One of the fields I specialised in when writing for computer magazines back in the day was communications – ‘comms’ for short. In fact, I wrote so many articles on this topic for Amiga User International that the inimitable editor of that publication, Anthony Jacobson, took to calling me ‘The Comms Kid’!
My first comms article for AUI, entitled ‘Amiga Calling’, appeared in the July 1988 issue. I’d started online in 1985, when I’d begun full-steam logging into dial-up bulletin boards and other, rather less authorised computers (!) via a 300 baud acoustic coupler attached to an Amstrad CPC6128 and PCW 8512. I was using CP/M terminal software, which was great fun.
After the Atari ST came out late that year, I bought a 520 STFM and started using Micronet 800, which was hosted on British Telecom’s Prestel Viewdata system – Britain’s ancestor to the World Wide Web! But I wasn’t using the ST for Prestel access – I was using a Sinclair ZX Spectrum 48k with a pair of prototype microdrives and a Prism VTX5000 1200/75 baud modem!
Before long I become a co-editor of the Atari ST area ’16/32′ on Micronet. Eventually I bought a BBC Micro Model B as well, because it was designed to work perfectly with Viewdata character sets, and edited pages using ‘Weirdbeard’ software. But when the Amiga 1000 was launched it was inevitable that I would eventually get one, though I never did use it to edit on Micronet…

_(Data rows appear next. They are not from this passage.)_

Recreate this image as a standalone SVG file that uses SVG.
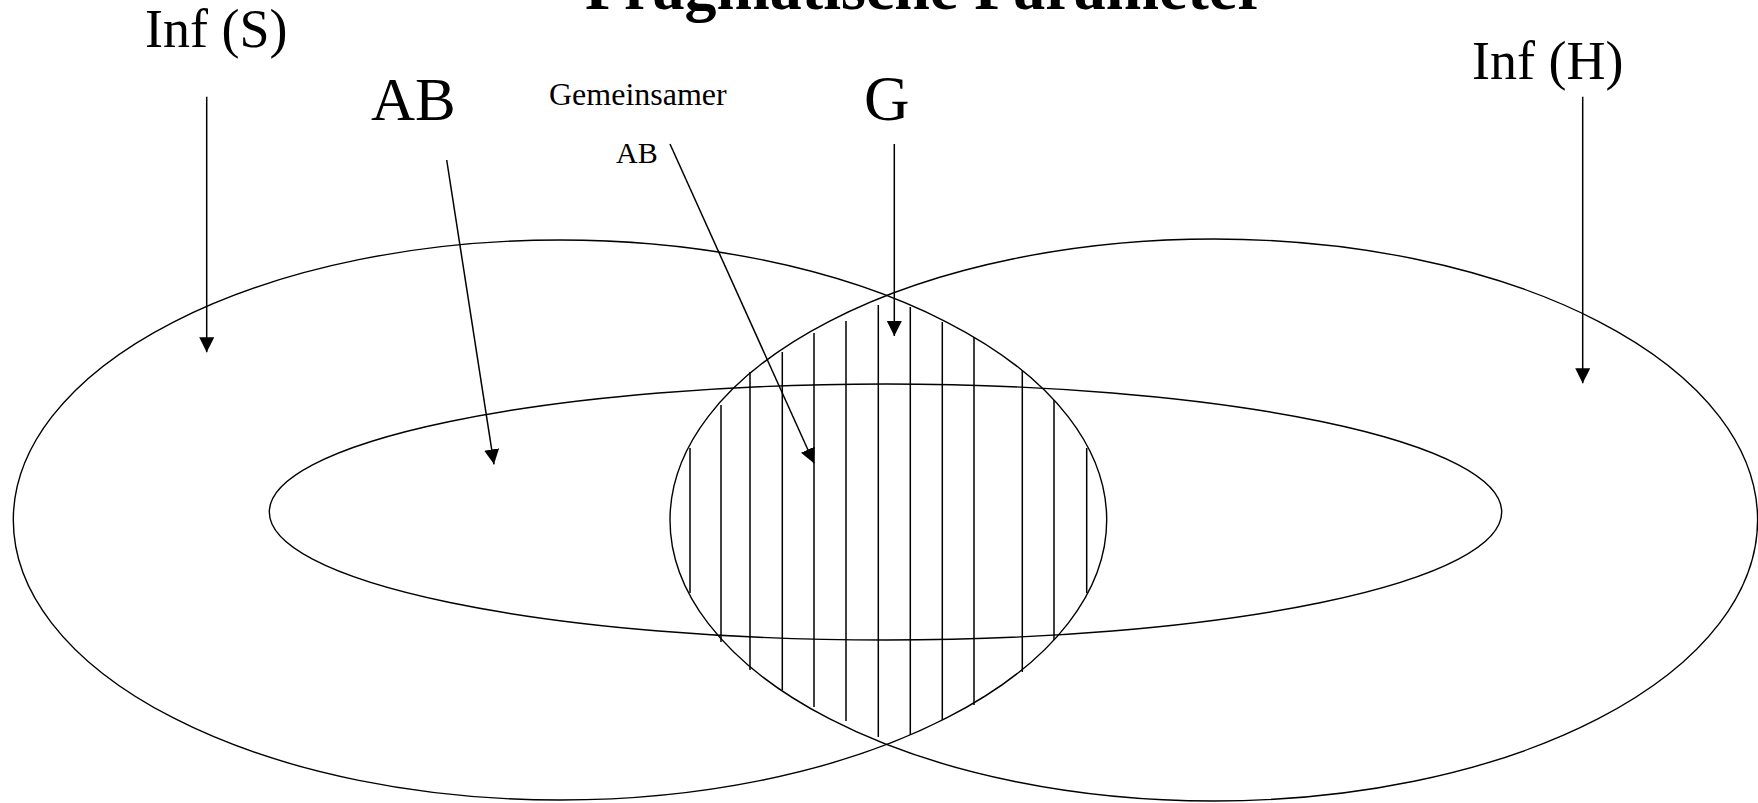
<svg xmlns="http://www.w3.org/2000/svg" width="1758" height="803" viewBox="0 0 1758 803">
<style>
.t{font-family:"Liberation Serif","Times New Roman",serif;fill:#000}
.ell{fill:none;stroke:#000;stroke-width:1.4}
.h{stroke:#000;stroke-width:1.5}
.a{stroke:#000;stroke-width:1.5;fill:none;marker-end:url(#ah)}
</style>
<defs>
<marker id="ah" markerUnits="userSpaceOnUse" markerWidth="16" markerHeight="16" refX="15" refY="7.5" orient="auto">
<path d="M0,0 L15,7.5 L0,15 z" fill="#000"/>
</marker>
</defs>
<rect width="1758" height="803" fill="#fff"/>
<g id="title"><text class="t" x="585" y="9" font-size="64" font-weight="bold">Pragmatische Parameter</text></g>
<g id="inf-s">
<ellipse class="ell" cx="560" cy="520" rx="546.7" ry="280"/>
<text class="t" x="145" y="47" font-size="54">Inf (S)</text>
</g>
<g id="inf-h">
<ellipse class="ell" cx="1213.8" cy="520" rx="543.8" ry="281"/>
<text class="t" x="1472" y="79" font-size="54">Inf (H)</text>
</g>
<g id="ab">
<ellipse class="ell" cx="885.5" cy="512" rx="616.2" ry="128"/>
<text class="t" x="371" y="120" font-size="61">AB</text>
</g>
<g id="g">
<g id="hatch">
<line class="h" x1="690" y1="448" x2="690" y2="593"/>
<line class="h" x1="721" y1="405" x2="721" y2="642"/>
<line class="h" x1="750" y1="372" x2="750" y2="670"/>
<line class="h" x1="782.3" y1="352" x2="782.3" y2="690"/>
<line class="h" x1="814" y1="333" x2="814" y2="707"/>
<line class="h" x1="846" y1="321" x2="846" y2="721"/>
<line class="h" x1="878.3" y1="305" x2="878.3" y2="737"/>
<line class="h" x1="910.3" y1="307" x2="910.3" y2="735"/>
<line class="h" x1="942.3" y1="322" x2="942.3" y2="720"/>
<line class="h" x1="974" y1="337" x2="974" y2="705"/>
<line class="h" x1="1022.3" y1="370" x2="1022.3" y2="672"/>
<line class="h" x1="1054" y1="400" x2="1054" y2="640"/>
<line class="h" x1="1086.7" y1="448" x2="1086.7" y2="593"/>
</g>
<text class="t" x="864" y="120" font-size="63">G</text>
</g>
<g id="common-ab">
<text class="t" x="549" y="105" font-size="32">Gemeinsamer</text>
<text class="t" x="616" y="163" font-size="30">AB</text>
</g>
<g id="connectors">
<line class="a" x1="206.7" y1="96.7" x2="206.7" y2="352.3"/>
<line class="a" x1="446.7" y1="160" x2="494" y2="464.3"/>
<line class="a" x1="670" y1="144" x2="814" y2="463.3"/>
<line class="a" x1="894.3" y1="144" x2="894.3" y2="336"/>
<line class="a" x1="1582.7" y1="96.7" x2="1582.7" y2="383.3"/>
</g>
</svg>
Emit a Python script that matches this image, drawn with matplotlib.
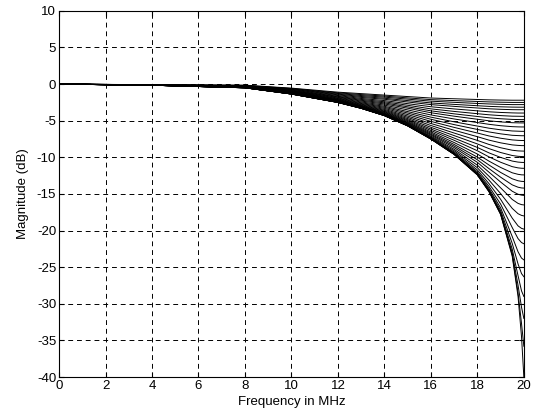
import numpy as np
import matplotlib
matplotlib.use('Agg')
import matplotlib.pyplot as plt

freq_mhz = [0, 4, 8, 10, 12, 13, 14, 15, 16, 17, 18, 18.5, 19, 19.5, 19.75, 19.9, 20]

# magnitude in dB: one row per frequency point, one column per curve (32 curves)
mag_db = [
    [0.0] * 32,
    [-0.08, -0.09, -0.09, -0.09, -0.10, -0.10, -0.11, -0.11, -0.12, -0.12, -0.12, -0.13, -0.13, -0.13, -0.14, -0.14,
     -0.14, -0.14, -0.14, -0.15, -0.15, -0.15, -0.15, -0.15, -0.15, -0.15, -0.15, -0.15, -0.15, -0.15, -0.15, -0.15],
    [-0.15, -0.17, -0.20, -0.22, -0.24, -0.27, -0.29, -0.31, -0.33, -0.35, -0.37, -0.39, -0.40, -0.42, -0.43, -0.44,
     -0.45, -0.46, -0.47, -0.47, -0.48, -0.48, -0.49, -0.49, -0.49, -0.50, -0.50, -0.50, -0.50, -0.50, -0.50, -0.50],
    [-0.55, -0.60, -0.65, -0.71, -0.76, -0.82, -0.87, -0.92, -0.96, -1.00, -1.05, -1.09, -1.12, -1.16, -1.19, -1.21,
     -1.24, -1.26, -1.27, -1.29, -1.30, -1.31, -1.32, -1.33, -1.34, -1.34, -1.35, -1.35, -1.35, -1.35, -1.35, -1.35],
    [-1.10, -1.19, -1.28, -1.37, -1.46, -1.56, -1.66, -1.74, -1.81, -1.90, -1.97, -2.04, -2.11, -2.16, -2.22, -2.26,
     -2.30, -2.34, -2.37, -2.39, -2.41, -2.43, -2.45, -2.46, -2.48, -2.48, -2.49, -2.49, -2.50, -2.50, -2.50, -2.50],
    [-1.30, -1.43, -1.56, -1.69, -1.82, -1.96, -2.09, -2.21, -2.32, -2.44, -2.55, -2.65, -2.74, -2.82, -2.90, -2.96,
     -3.02, -3.07, -3.11, -3.14, -3.17, -3.20, -3.23, -3.25, -3.27, -3.28, -3.29, -3.29, -3.30, -3.30, -3.30, -3.30],
    [-1.50, -1.64, -1.78, -1.93, -2.07, -2.25, -2.41, -2.56, -2.71, -2.87, -3.03, -3.17, -3.31, -3.45, -3.57, -3.68,
     -3.78, -3.86, -3.94, -4.01, -4.06, -4.11, -4.16, -4.20, -4.23, -4.26, -4.27, -4.29, -4.29, -4.30, -4.30, -4.30],
    [-1.70, -1.88, -2.05, -2.25, -2.44, -2.67, -2.89, -3.10, -3.29, -3.52, -3.75, -3.95, -4.16, -4.36, -4.54, -4.71,
     -4.86, -4.99, -5.11, -5.22, -5.30, -5.38, -5.46, -5.53, -5.59, -5.63, -5.66, -5.67, -5.69, -5.69, -5.70, -5.70],
    [-1.90, -2.12, -2.33, -2.57, -2.80, -3.09, -3.38, -3.65, -3.91, -4.21, -4.51, -4.80, -5.09, -5.38, -5.65, -5.90,
     -6.13, -6.33, -6.53, -6.69, -6.84, -6.96, -7.10, -7.21, -7.31, -7.38, -7.43, -7.46, -7.48, -7.49, -7.50, -7.50],
    [-2.00, -2.25, -2.49, -2.77, -3.04, -3.39, -3.73, -4.06, -4.38, -4.76, -5.15, -5.53, -5.91, -6.30, -6.68, -7.03,
     -7.37, -7.67, -7.98, -8.24, -8.46, -8.67, -8.90, -9.09, -9.26, -9.39, -9.47, -9.53, -9.56, -9.58, -9.59, -9.60],
    [-2.10, -2.37, -2.64, -2.95, -3.26, -3.65, -4.04, -4.42, -4.80, -5.25, -5.73, -6.19, -6.68, -7.18, -7.69, -8.17,
     -8.65, -9.10, -9.55, -9.97, -10.33, -10.68, -11.07, -11.42, -11.73, -11.97, -12.14, -12.25, -12.32, -12.37, -12.39, -12.40],
    [-2.15, -2.43, -2.71, -3.04, -3.37, -3.78, -4.19, -4.60, -5.01, -5.49, -6.02, -6.53, -7.08, -7.65, -8.24, -8.81,
     -9.39, -9.94, -10.52, -11.05, -11.54, -12.03, -12.58, -13.11, -13.59, -13.97, -14.25, -14.44, -14.56, -14.63, -14.67, -14.70],
    [-2.18, -2.47, -2.76, -3.10, -3.44, -3.87, -4.30, -4.73, -5.16, -5.68, -6.24, -6.79, -7.39, -8.02, -8.69, -9.34,
     -10.01, -10.67, -11.38, -12.06, -12.71, -13.37, -14.16, -14.95, -15.73, -16.38, -16.90, -17.26, -17.52, -17.67, -17.75, -17.80],
    [-2.20, -2.50, -2.80, -3.14, -3.49, -3.93, -4.38, -4.82, -5.27, -5.81, -6.40, -6.99, -7.62, -8.30, -9.03, -9.75,
     -10.51, -11.27, -12.11, -12.93, -13.76, -14.63, -15.75, -16.97, -18.30, -19.59, -20.82, -21.76, -22.54, -23.04, -23.33, -23.50],
    [-2.20, -2.50, -2.80, -3.15, -3.50, -3.95, -4.39, -4.84, -5.29, -5.84, -6.43, -7.03, -7.68, -8.37, -9.12, -9.86,
     -10.65, -11.44, -12.32, -13.20, -14.08, -15.04, -16.29, -17.70, -19.36, -21.10, -22.90, -24.56, -26.16, -27.47, -28.48, -29.00],
    [-2.20, -2.50, -2.80, -3.15, -3.50, -3.95, -4.40, -4.85, -5.30, -5.85, -6.45, -7.05, -7.70, -8.40, -9.14, -9.89,
     -10.69, -11.49, -12.39, -13.28, -14.18, -15.16, -16.46, -17.93, -19.70, -21.64, -23.76, -25.88, -28.24, -30.47, -32.71, -34.50],
    [-2.20, -2.50, -2.80, -3.15, -3.50, -3.95, -4.40, -4.85, -5.30, -5.85, -6.45, -7.05, -7.70, -8.40, -9.15, -9.90,
     -10.70, -11.50, -12.40, -13.30, -14.20, -15.20, -16.50, -18.00, -19.80, -21.80, -24.00, -26.30, -29.00, -32.00, -35.80, -40.00],
]

x_ticks = list(range(0, 21, 2))
y_ticks = list(range(-40, 11, 5))

plt.rcParams['font.family'] = ['Liberation Sans', 'DejaVu Sans']
plt.rcParams['axes.unicode_minus'] = False

fig = plt.figure(figsize=(5.38, 4.17), dpi=100)
ax = fig.add_axes([0.1097, 0.0959, 0.864, 0.878])

curves = np.array(mag_db).T
for y in curves:
    ax.plot(freq_mhz, y, color='k', lw=0.7)

ax.set_xlim(0, 20)
ax.set_ylim(-40, 10)
ax.set_xticks(x_ticks)
ax.set_yticks(y_ticks)
ax.grid(True, color='k', linestyle=(0, (5, 4)), linewidth=0.7)
ax.tick_params(direction='in', top=True, right=True, labelsize=9.5, pad=2)
for s in ax.spines.values():
    s.set_linewidth(0.8)
ax.set_xlabel('Frequency in MHz', fontsize=9.5, labelpad=3)
ax.set_ylabel('Magnitude (dB)', fontsize=9.5, labelpad=6)

fig.savefig('out.png', dpi=100)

It was not until 1987 that this came about, however. The Amiga A500 had been launched in January of that year, and I can’t remember exactly when, but not that long after, I wandered into a business computer shop in Wolverhampton, England, and spotted the most beautiful sight – an Amiga A1000 with a Philips colour monitor and second floppy drive.
I well remember lusting after a Macintosh Plus in that very shop a year before; it was way too expensive, which was why I’d eventually moved on from Amstrad to Atari. Now, however, the shop was selling off the 1000 for little more than the cost of a A500, and I fell in love with that famous bouncing boing ball, and the elegant silhouette of the Amiga.